The nonlinear, hysteretic stress-strain characteristic of superelastic shape memory alloys (SMA) results in energy dissipation and therefore in high damping capacities. Due to the nonlinearity the damping capacity strongly depends on the amplitude of the applied excitation. In this work, a rheological non-smooth model is used to describe the principle behavior of superelastic SMA undergoing harmonic displacements. The equivalent mechanical model consists of a spring representing the elastic deformation of the superelastic SMA in austenitic and detwinned martensitic state. A friction element represents the stress plateaus for forward and backward transformation between austenitic and martensitic state. A constant force is applied to the system to generate an offset which shifts the hysteresis to positive force values. Two mechanical stops are implemented to describe the end of the stress plateaus and therefore correspond to the strain differences of the stress levels for forward and backward transformation. Thus, the system behavior is highly amplitude-dependent.
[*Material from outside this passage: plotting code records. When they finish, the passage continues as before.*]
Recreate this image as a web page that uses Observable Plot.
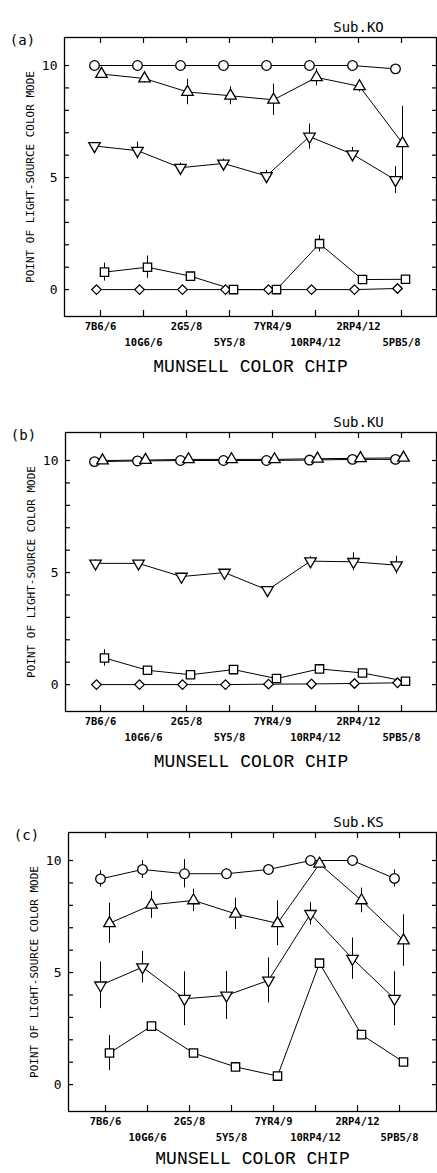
<!DOCTYPE html>
<html><head><meta charset="utf-8">
<script src="https://cdn.jsdelivr.net/npm/d3@7"></script>
<script src="https://cdn.jsdelivr.net/npm/@observablehq/plot@0.6"></script>
<style>body{margin:0;background:#fff} svg{display:block}</style>
</head><body><div id="chart"></div>
<script>
const chips = ["7B6/6","10G6/6","2G5/8","5Y5/8","7YR4/9","10RP4/12","2RP4/12","5PB5/8"];
const yLabelTicks = [0, 5, 10];
const yMinorTicks = [0,1,2,3,4,5,6,7,8,9,10];
const yAxisLabel = "POINT OF LIGHT-SOURCE COLOR MODE";
const xAxisLabel = "MUNSELL COLOR CHIP";
const panelLetters = ["(a)", "(b)", "(c)"];
const subjects = ["Sub.KO", "Sub.KU", "Sub.KS"];

// Panel (a) Sub.KO
const aCircle = [10,10,10,10,10,10,10,9.85];
const aUp = [9.62,9.42,8.82,8.65,8.47,9.47,9.07,6.53];
const aUpErr = [0,0.2,0.57,0.4,0.7,0.38,0.25,1.65];
const aDown = [6.41,6.2,5.44,5.63,5.07,6.83,6.04,4.89];
const aDownErr = [0,0.38,0.2,0.2,0.25,0.56,0.3,0.6];
const aSquare = [0.78,1.0,0.6,0,0,2.05,0.45,0.46];
const aSquareErr = [0.4,0.5,0.15,0,0,0.37,0,0];
const aDiamond = [0,0,0,0,0,0,0,0.05];

// Panel (b) Sub.KU
const bCircle = [9.95,9.98,10,10,10,10.02,10.05,10.05];
const bUp = [10,10.02,10.05,10.05,10.05,10.08,10.1,10.12];
const bDown = [5.41,5.41,4.82,5.0,4.22,5.51,5.48,5.33];
const bDownErr = [0.15,0.1,0,0,0,0.2,0.4,0.4];
const bSquare = [1.19,0.64,0.44,0.67,0.27,0.7,0.52,0.15];
const bSquareErr = [0.37,0.1,0,0.12,0,0.1,0.1,0];
const bDiamond = [0,0,0,0,0.02,0.03,0.05,0.08];

// Panel (c) Sub.KS
const cCircle = [9.18,9.6,9.41,9.41,9.6,10,10,9.2];
const cCircleErr = [0.37,0.4,0.63,0.1,0.1,0,0,0.38];
const cUp = [7.2,8.02,8.22,7.62,7.2,9.85,8.22,6.43];
const cUpErr = [0.9,0.6,0.5,0.7,1.0,0,0.55,1.15];
const cDown = [4.43,5.24,3.83,3.98,4.65,7.62,5.62,3.83];
const cDownErr = [1.04,0.7,1.2,1.07,1.0,0.5,0.92,1.2];
const cSquare = [1.41,2.61,1.41,0.79,0.38,5.42,2.23,1.01];
const cSquareErr = [0.78,0,0,0,0,0,0,0];

const zeros = chips.map(() => 0);
const sym = {
  circle: {symbol: "circle", r: 4.8, rotate: 0},
  up: {symbol: "triangle2", r: 5.5, rotate: 0},
  down: {symbol: "triangle2", r: 5.5, rotate: 180},
  square: {symbol: "square", r: 4.7, rotate: 0},
  diamond: {symbol: "diamond2", r: 4.3, rotate: 0}
};

const panels = [
  {letter: panelLetters[0], subject: subjects[0], marginLeft: 64, marginTop: 37, height: 395, titleDy: 55,
   series: [
     {kind: "circle", v: aCircle, e: zeros, dx: -6},
     {kind: "down", v: aDown, e: aDownErr, dx: -6},
     {kind: "diamond", v: aDiamond, e: zeros, dx: -4},
     {kind: "up", v: aUp, e: aUpErr, dx: 1},
     {kind: "square", v: aSquare, e: aSquareErr, dx: 4}
   ]},
  {letter: panelLetters[1], subject: subjects[1], marginLeft: 65, marginTop: 37, height: 395, titleDy: 55,
   series: [
     {kind: "circle", v: bCircle, e: zeros, dx: -6},
     {kind: "down", v: bDown, e: bDownErr, dx: -5},
     {kind: "diamond", v: bDiamond, e: zeros, dx: -4},
     {kind: "up", v: bUp, e: zeros, dx: 2},
     {kind: "square", v: bSquare, e: bSquareErr, dx: 4}
   ]},
  {letter: panelLetters[2], subject: subjects[2], marginLeft: 68, marginTop: 42, height: 383, titleDy: 52,
   series: [
     {kind: "circle", v: cCircle, e: cCircleErr, dx: -5},
     {kind: "down", v: cDown, e: cDownErr, dx: -5},
     {kind: "up", v: cUp, e: cUpErr, dx: 4},
     {kind: "square", v: cSquare, e: cSquareErr, dx: 4}
   ]}
];

const innerHeight = 279;
const evenChips = chips.filter((d, i) => i % 2 === 0);
const oddChips = chips.filter((d, i) => i % 2 === 1);

function makePanel(p) {
  const lines = [], rules = [], dots = [];
  for (const s of p.series) {
    const rows = chips.map((c, i) => ({chip: c, v: s.v[i], e: s.e[i]}));
    const st = sym[s.kind];
    lines.push(Plot.line(rows, {x: "chip", y: "v", dx: s.dx, stroke: "black", strokeWidth: 1}));
    rules.push(Plot.ruleX(rows.filter(d => d.e > 0), {x: "chip", y1: d => d.v - d.e, y2: d => d.v + d.e, dx: s.dx, stroke: "black", strokeWidth: 1}));
    dots.push(Plot.dot(rows, {x: "chip", y: "v", dx: s.dx, symbol: st.symbol, r: st.r, rotate: st.rotate, fill: "white", stroke: "black", strokeWidth: 1.3}));
  }
  return Plot.plot({
    width: 437,
    height: p.height,
    marginLeft: p.marginLeft,
    marginRight: 1,
    marginTop: p.marginTop,
    marginBottom: p.height - p.marginTop - innerHeight,
    style: {fontFamily: "'DejaVu Sans Mono', monospace", background: "white", color: "black"},
    x: {type: "point", domain: chips, padding: 0.78, axis: null},
    y: {domain: [-1.2, 11.25], axis: null},
    marks: [
      Plot.axisY(yMinorTicks, {anchor: "left", tickSize: -5, fill: "none", label: null, strokeWidth: 1.2}),
      Plot.axisY(yMinorTicks, {anchor: "right", tickSize: -5, fill: "none", label: null, strokeWidth: 1.2}),
      Plot.axisX(chips, {anchor: "top", tickSize: -5, fill: "none", label: null, strokeWidth: 1.2}),
      Plot.axisX(chips, {anchor: "bottom", tickSize: -6, fill: "none", label: null, strokeWidth: 1.2}),
      Plot.axisY(yLabelTicks, {anchor: "left", tickSize: 0, tickPadding: 7, label: null, fontSize: 13}),
      Plot.axisX(evenChips, {anchor: "bottom", tickSize: 0, tickPadding: 6, label: null, fontSize: 10.5, fontWeight: "bold"}),
      Plot.axisX(oddChips, {anchor: "bottom", tickSize: 0, tickPadding: 22, label: null, fontSize: 10.5, fontWeight: "bold"}),
      Plot.frame({stroke: "black", strokeWidth: 1.3}),
      Plot.text([yAxisLabel], {text: d => d, frameAnchor: "left", textAnchor: "middle", rotate: -90, dx: -34, fontSize: 11}),
      Plot.text([xAxisLabel], {text: d => d, frameAnchor: "bottom", textAnchor: "middle", dy: p.titleDy, fontSize: 18, fontFamily: "'Liberation Mono', monospace"}),
      Plot.text([p.subject], {text: d => d, frameAnchor: "top-right", textAnchor: "middle", dx: -78, dy: -15, fontSize: 14}),
      Plot.text([p.letter], {text: d => d, frameAnchor: "top-left", textAnchor: "middle", dx: -42, dy: -2, fontSize: 14}),
      ...lines,
      ...rules,
      ...dots
    ]
  });
}

const root = document.getElementById("chart");
for (const p of panels) root.appendChild(makePanel(p));
</script>
</body></html>
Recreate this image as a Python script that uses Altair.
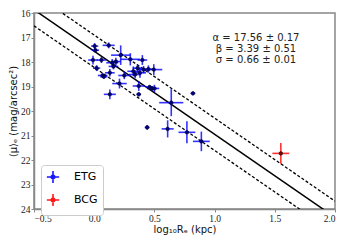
import altair as alt
import pandas as pd

# ---- data ----
etg_x = [0.004, 0.01, 0.12, -0.01, 0.06, 0.02, 0.07, 0.08, 0.13, 0.15, 0.16, 0.18,
         0.22, 0.25, 0.21, 0.13, 0.30, 0.325, 0.34, 0.36, 0.38, 0.40, 0.41, 0.45,
         0.495, 0.37, 0.37, 0.46, 0.48, 0.50, 0.64, 0.82, 0.44, 0.61, 0.77, 0.89]
etg_y = [17.35, 17.52, 17.32, 17.92, 17.92, 18.25, 18.55, 18.60, 18.44, 18.03, 18.18, 17.98,
         17.72, 18.55, 18.88, 19.32, 17.89, 18.38, 18.51, 18.25, 18.44, 17.92, 18.31, 18.29,
         18.31, 18.98, 19.32, 19.02, 19.08, 19.08, 19.66, 19.28, 20.67, 20.73, 20.87, 21.24]
etg_xerr = [0.03, 0.03, 0.05, 0.04, 0.04, 0.03, 0.04, 0.03, 0.04, 0.05, 0.04, 0.04,
            0.08, 0.05, 0.06, 0.05, 0.08, 0.05, 0.05, 0.04, 0.05, 0.04, 0.05, 0.04,
            0.07, 0.05, 0.02, 0.03, 0.04, 0.04, 0.10, 0.02, 0.02, 0.05, 0.07, 0.07]
etg_yerr = [0.12, 0.10, 0.12, 0.18, 0.12, 0.12, 0.10, 0.08, 0.15, 0.15, 0.12, 0.15,
            0.40, 0.15, 0.20, 0.20, 0.25, 0.20, 0.15, 0.15, 0.20, 0.20, 0.15, 0.15,
            0.22, 0.20, 0.08, 0.08, 0.10, 0.15, 0.55, 0.08, 0.10, 0.35, 0.45, 0.40]

bcg_x = [1.55]
bcg_y = [21.73]
bcg_xerr = [0.07]
bcg_yerr = [0.42]

groups = ["ETG", "BCG"]
alpha, beta, sigma = 17.56, 3.39, 0.66
alpha_err, beta_err, sigma_err = 0.17, 0.51, 0.01
x_range = [-0.5, 2.0]
y_range = [16, 24]
x_ticks = [-0.5, 0.0, 0.5, 1.0, 1.5, 2.0]
y_ticks = [16, 17, 18, 19, 20, 21, 22, 23, 24]

# ---- tables ----
etg = pd.DataFrame({"x": etg_x, "y": etg_y, "xe": etg_xerr, "ye": etg_yerr, "group": "ETG"})
bcg = pd.DataFrame({"x": bcg_x, "y": bcg_y, "xe": bcg_xerr, "ye": bcg_yerr, "group": "BCG"})
pts = pd.concat([etg, bcg], ignore_index=True)
pts["x_lo"] = pts["x"] - pts["xe"]
pts["x_hi"] = pts["x"] + pts["xe"]
pts["y_lo"] = pts["y"] - pts["ye"]
pts["y_hi"] = pts["y"] + pts["ye"]

fit_rows = []
for xv in x_range:
    for off, kind in [(0, "fit"), (sigma, "up"), (-sigma, "lo")]:
        fit_rows.append({"x": xv, "y": alpha + beta * xv + off, "kind": kind})
fit = pd.DataFrame(fit_rows)

label_text = (f"α = {alpha:.2f} ± {alpha_err:.2f}\n"
              f"β = {beta:.2f} ± {beta_err:.2f}\n"
              f"σ = {sigma:.2f} ± {sigma_err:.2f}")

# ---- scales & axes ----
xscale = alt.Scale(domain=x_range, nice=False, zero=False)
yscale = alt.Scale(domain=y_range, reverse=True, nice=False, zero=False)
xaxis = alt.Axis(values=x_ticks, format=".1f", title="log₁₀Rₑ (kpc)", grid=False, labelOverlap=False)
yaxis = alt.Axis(values=y_ticks, format="d", title="⟨μ⟩ₑ (mag/arcsec²)", grid=False, labelOverlap=False)
cscale = alt.Scale(domain=groups, range=["#0000ff", "#ff0000"])
fscale = alt.Scale(domain=groups, range=["#00008b", "#7a0000"])

base = alt.Chart(pts)

hbar = base.mark_rule(strokeWidth=1.6, opacity=0.8).encode(
    x=alt.X("x_lo:Q", scale=xscale, axis=xaxis),
    x2="x_hi:Q",
    y=alt.Y("y:Q", scale=yscale, axis=yaxis),
    color=alt.Color("group:N", scale=cscale, legend=alt.Legend(
        title=None, orient="none", legendX=7, legendY=152,
        symbolType="M-1,0L1,0M0,-1L0,1M-0.3,0A0.3,0.3 0 1,0 0.3,0A0.3,0.3 0 1,0 -0.3,0Z",
        symbolSize=150, symbolStrokeWidth=1.6, symbolFillColor="#111133",
        symbolOpacity=0.9,
        labelFont="DejaVu Sans", labelFontSize=11, labelColor="black",
        labelOffset=14, rowPadding=3, padding=5,
        strokeColor="#cccccc", fillColor="white", cornerRadius=3)),
)
vbar = base.mark_rule(strokeWidth=1.6, opacity=0.8).encode(
    x=alt.X("x:Q", scale=xscale, axis=xaxis),
    y=alt.Y("y_lo:Q", scale=yscale, axis=yaxis),
    y2="y_hi:Q",
    color=alt.Color("group:N", scale=cscale, legend=None),
)
dots = base.mark_point(filled=True, size=13, stroke="black", strokeWidth=0.5, opacity=1).encode(
    x=alt.X("x:Q", scale=xscale, axis=xaxis),
    y=alt.Y("y:Q", scale=yscale, axis=yaxis),
    fill=alt.Fill("group:N", scale=fscale, legend=None),
)

fitline = alt.Chart(fit).transform_filter("datum.kind == 'fit'").mark_line(
    color="black", strokeWidth=1.5, clip=True).encode(
    x=alt.X("x:Q", scale=xscale, axis=xaxis),
    y=alt.Y("y:Q", scale=yscale, axis=yaxis),
)
dashlines = alt.Chart(fit).transform_filter("datum.kind != 'fit'").mark_line(
    color="black", strokeWidth=1.3, strokeDash=[3, 2], clip=True).encode(
    x=alt.X("x:Q", scale=xscale, axis=xaxis),
    y=alt.Y("y:Q", scale=yscale, axis=yaxis),
    detail="kind:N",
)

txt = alt.Chart(pd.DataFrame({"t": [label_text]})).mark_text(
    align="center", baseline="top", lineBreak="\n", font="DejaVu Sans",
    fontSize=10, lineHeight=11, color="#222222").encode(
    x=alt.value(222), y=alt.value(20), text="t:N")

chart = alt.layer(fitline, dashlines, hbar, vbar, dots, txt).properties(
    width=301, height=196,
    padding={"left": 0, "top": 0, "right": 0, "bottom": 0},
    background="white",
).configure_view(stroke="#888888", strokeWidth=1.5).configure_axis(
    labelFont="Liberation Serif", labelFontSize=9.5, labelColor="#222222",
    titleFont="DejaVu Sans", titleFontSize=10, titleFontWeight="normal", titleColor="#111111",
    domainColor="#888888", domainWidth=1.5, tickColor="#888888", tickSize=3,
    labelPadding=1, titlePadding=2,
)

chart.save("out.html", embed_options={"renderer": "svg", "actions": False})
A harmonic approximation of the force generated by the superelastic SMA element during one excitation period is calculated by applying the Harmonic Balance Method to the nonlinear force signal of the rheological model. In this context the Fourier coefficients are calculated by performing a piecewise integration of the force signal. The Integrals are being calculated for each steady interval. The equivalent stiffness and damping coefficients are given for this approximation as functions of excitation amplitude and the system parameters. Based on these results, the damping capacity of a superelastic shape memory element undergoing harmonic displacements is presented using an analytical expression for the damping ratio.